The Thin Red Line refuses the sensory-motor logic of the classical war film from its opening frames, depositing us not in a briefing room or a landing craft but in a Melanesian village where Private Witt drifts in apparent peace — making it, almost from the start, a time-image film in which characters are seers stranded before the unintelligible rather than agents driving events to resolution. No character arc organises events causally; instead the film proceeds by lyrical accumulation, and the structural consequence is a proliferation of opsigns & sonsigns: pure optical-sound situations severed from action.
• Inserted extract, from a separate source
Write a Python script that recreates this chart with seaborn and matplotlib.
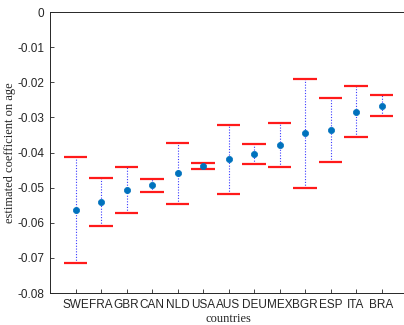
import numpy as np
import pandas as pd
import matplotlib
matplotlib.use("Agg")
import matplotlib.pyplot as plt
import seaborn as sns

countries = ["SWE", "FRA", "GBR", "CAN", "NLD", "USA", "AUS", "DEU", "MEX", "BGR", "ESP", "ITA", "BRA"]
estimate = [-0.0564, -0.0541, -0.0507, -0.0493, -0.0458, -0.0438, -0.0418, -0.0404, -0.0379, -0.0344, -0.0336, -0.0285, -0.0268]
upper = [-0.0413, -0.0473, -0.0441, -0.0475, -0.0373, -0.0430, -0.0322, -0.0376, -0.0316, -0.0191, -0.0245, -0.0211, -0.0236]
lower = [-0.0715, -0.0609, -0.0572, -0.0512, -0.0547, -0.0447, -0.0518, -0.0433, -0.0441, -0.0501, -0.0427, -0.0356, -0.0296]

df = pd.DataFrame({"country": countries, "est": estimate, "hi": upper, "lo": lower})
df["pos"] = np.arange(len(df)) + 1

sns.set_style("white")
plt.rcParams["font.family"] = ["Liberation Sans", "DejaVu Sans"]

fig = plt.figure(figsize=(4.04, 3.25), dpi=100)
ax = fig.add_axes([50 / 404, 32 / 325, 357 / 404, 281 / 325])

# whiskers, caps, points
ax.vlines(df["pos"], df["lo"], df["hi"], colors="#3a3aff", linestyles=(0, (1, 1.5)), linewidth=0.8, zorder=1)
ax.hlines(df["hi"], df["pos"] - 0.47, df["pos"] + 0.47, colors="#ff1a1a", linewidth=1.6, zorder=2)
ax.hlines(df["lo"], df["pos"] - 0.47, df["pos"] + 0.47, colors="#ff1a1a", linewidth=1.6, zorder=2)
sns.scatterplot(data=df, x="pos", y="est", ax=ax, color="#0072BD", s=20, edgecolor="#0072BD", linewidth=0.5, zorder=3)

ax.set_xlim(0, 14)
ax.set_ylim(-0.08, 0)
ax.set_xticks(df["pos"])
ax.set_xticklabels(df["country"])
ax.set_yticks(np.arange(-0.08, 0.001, 0.01))
ax.set_yticklabels(["-0.08", "-0.07", "-0.06", "-0.05", "-0.04", "-0.03", "-0.02", "-0.01", "0"])
ax.tick_params(bottom=True, left=True, direction="in", length=3, width=0.6, colors="#262626", labelsize=8.5, pad=4)
for lab in ax.get_xticklabels() + ax.get_yticklabels():
    lab.set_color("#262626")

for side in ["top", "right", "left", "bottom"]:
    ax.spines[side].set_color("#262626")
    ax.spines[side].set_linewidth(0.7)

ax.set_xlabel("countries", family="Liberation Serif", fontsize=9, color="#262626", labelpad=2)
ax.set_ylabel("estimated coefficient on age", family="Liberation Serif", fontsize=9, color="#262626", labelpad=1)

fig.savefig("out.png", dpi=100)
John Toll's camera repeatedly abandons the soldiers to attend to kunai grass shivering in low light, a parrot's unblinking eye, the skin of a river — images that refuse to be metaphors and insist instead on the sheer thereness of a world continuing indifferently alongside human slaughter. This is the cinema of duration, not event. What holds these orphaned images together is a third register: the noosign, the image become thought. Malick organises the film as a kind of screen-brain — multiple soldiers' unattributed voiceovers arguing in parallel, not explaining what we see but asking, beneath it, whether the evil of war is ontologically distinct from the natural world or woven into it. The structural debt is explicit: Tarkovsky's Mirror (1975) pioneered exactly this grammar — associative montage under a disembodied voiceover where images argue in parallel rather than illustrate narration — and Malick transposes it from Soviet autobiographical memory to the Pacific Theatre without apology.